• zor olan hayatı makyajlamadan, düzeltmeden betimleyebilmek. iyisiyle kötüsüyle yaşananlardan çıkarttığın notları kafanın bir köşesinde daima canlı tutabilmek, yeni çıkarımlar sağlayabilmek. belki eskisinden de yaralı, yılgın ama tıngır mıngır hayatın çarkları arasında yoluna devam edebilme iradesini gösterebilmek. asaf avidan, gençliğine karşın yaşadıklarıyla bizlerin özgü kitsch filmlerimizin düş kırıklıklarını, fenafillahlarını, inişleri ve çıkışlarını fazlasıyla yaşamış bir üretici. geçen yıl yayınlanan the reckoning albümünde dinlediklerimiz de, bütün yaşananların birer özeti kabilinde, yeri geldi mi öz eleştirisini, yeri geldi mi yergilerini paylaştığı bir başucu kaydına dönüşmesi de buradan kaynaklanıyor. sözlerin arasına gizledikleriyle masalları değil gerçekleri takdim ediyor. ilintilendiği bob dylan, janis joplin, american folk revival gibi mihenk taşı isimleri ve dönemleri birebir tekrarlamadan, zihninde ve yüreğinde hissettikleriyle o tılsımlı sesini ve the mojos'un katkısıyla kulakların pasını alan bir müzik icrası ortaya çıkartıyor.

    tanım: rock müziğinin zaman tünelinden ezgilerinin zamane seslendirici, oz büyücüsü.
  • uzun zamandır eksikliği hissedilen güçlü kadın vokal eksikliğini kapatan bir garip adam.
  • az sayıda insanın bilmesiyle pek mutlu olduğum inanılmaz bir sese sahip şarkıcı.

    edit: şom ağzıma sıçayım.
  • sapkami onume koydurup, bu yasta bu muzik nasil yapilir diye bunyemi saskinliga surukleyen genc israilli yetenek. modern versiyonunu icra ettigi klasik rock albumleri cikarken o daha portakaldi. 2008'imi aydinlatan guzidelerden biri oldu kendisi. memnun oldum efenim.
  • reckoning songu dinlediğimde hatunun sese bak dedirtip sonra da adammış lan bu deditendir. o nasıl bir ses tonu. o kadar elektronik kaplamalar falan demeyin de sonuç itibari ile muhteşem ben çok beğendim. dinleyin dinlettirin. akustikleri özellikle dinleyin.

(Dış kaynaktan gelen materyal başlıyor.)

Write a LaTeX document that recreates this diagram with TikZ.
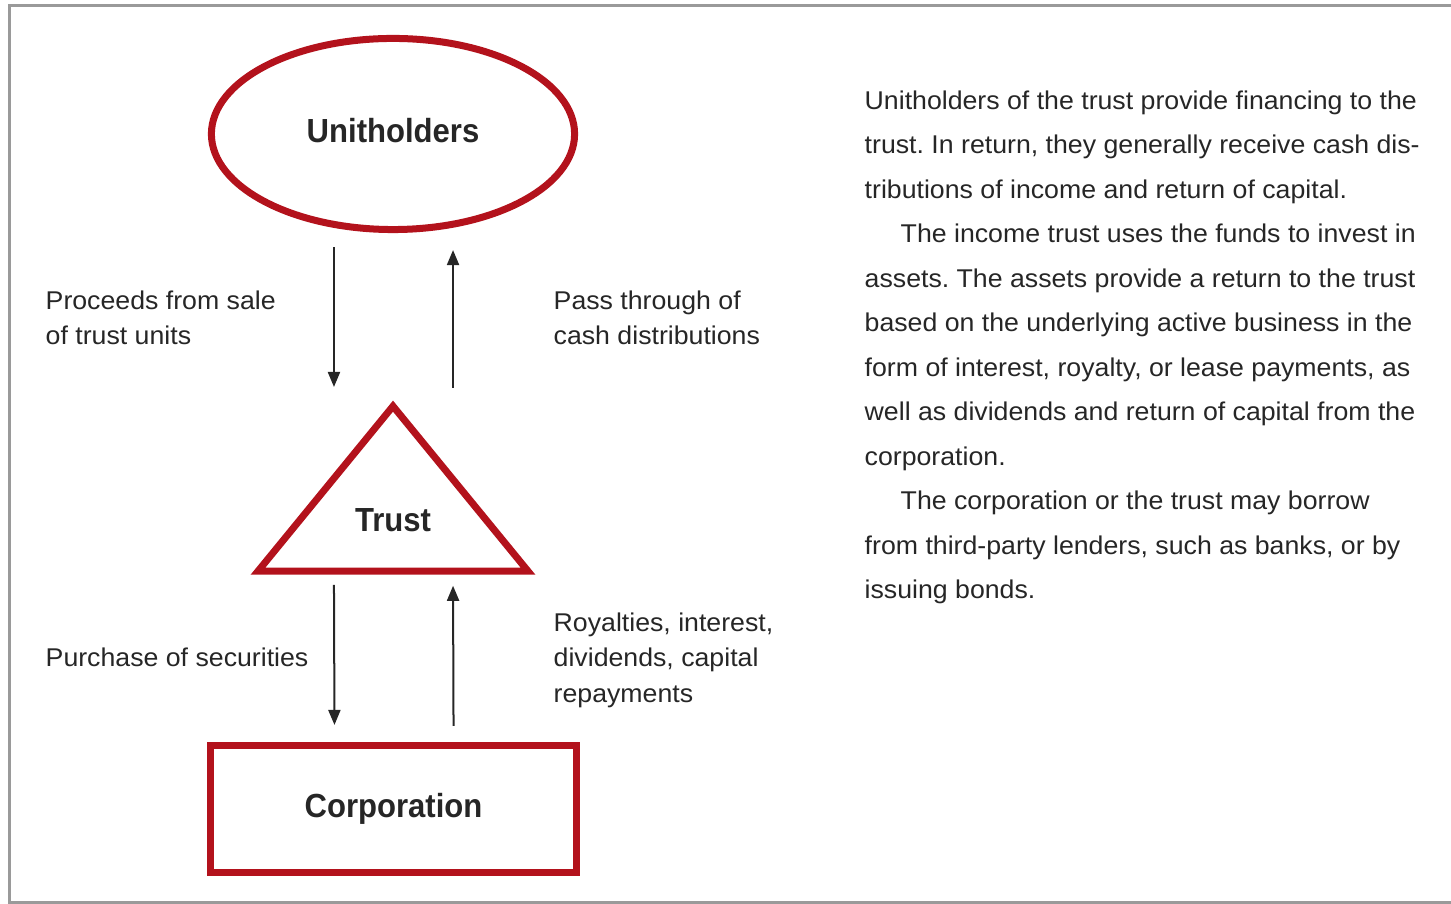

  • cem adrian'ın bir başka versiyonudur bu arkadaş. ha daha iyidir o ayrı.
  • reckoning song'un deep house mix'i oldukça başarılı.
    (bkz: wankelmut- one day)
  • içine bir adet amy winehouse kaçmış olduğunu düşündüğüm adam.
  • vokali ve sesi tıpkı janis joplin. hayret ettim ilk dinlediğimde, kullandığı enstrümanlar ve tarzı da benzeseydi biri bana "janis joplin'in ilk işlerinden bak." diye yutturabilirdi the reckoning albümünü.
  • ilk duyduğumda: "bu ne abi!? erkek gibi vokal yapan kadınlardan hiç haz etmiyorum!" demiştim, hatta konu üzerine düşüncelerimi hararetle anlatmaya başlayacakken solistin erkek olduğunu öğrenmemle cümleler boğazımda kaldı.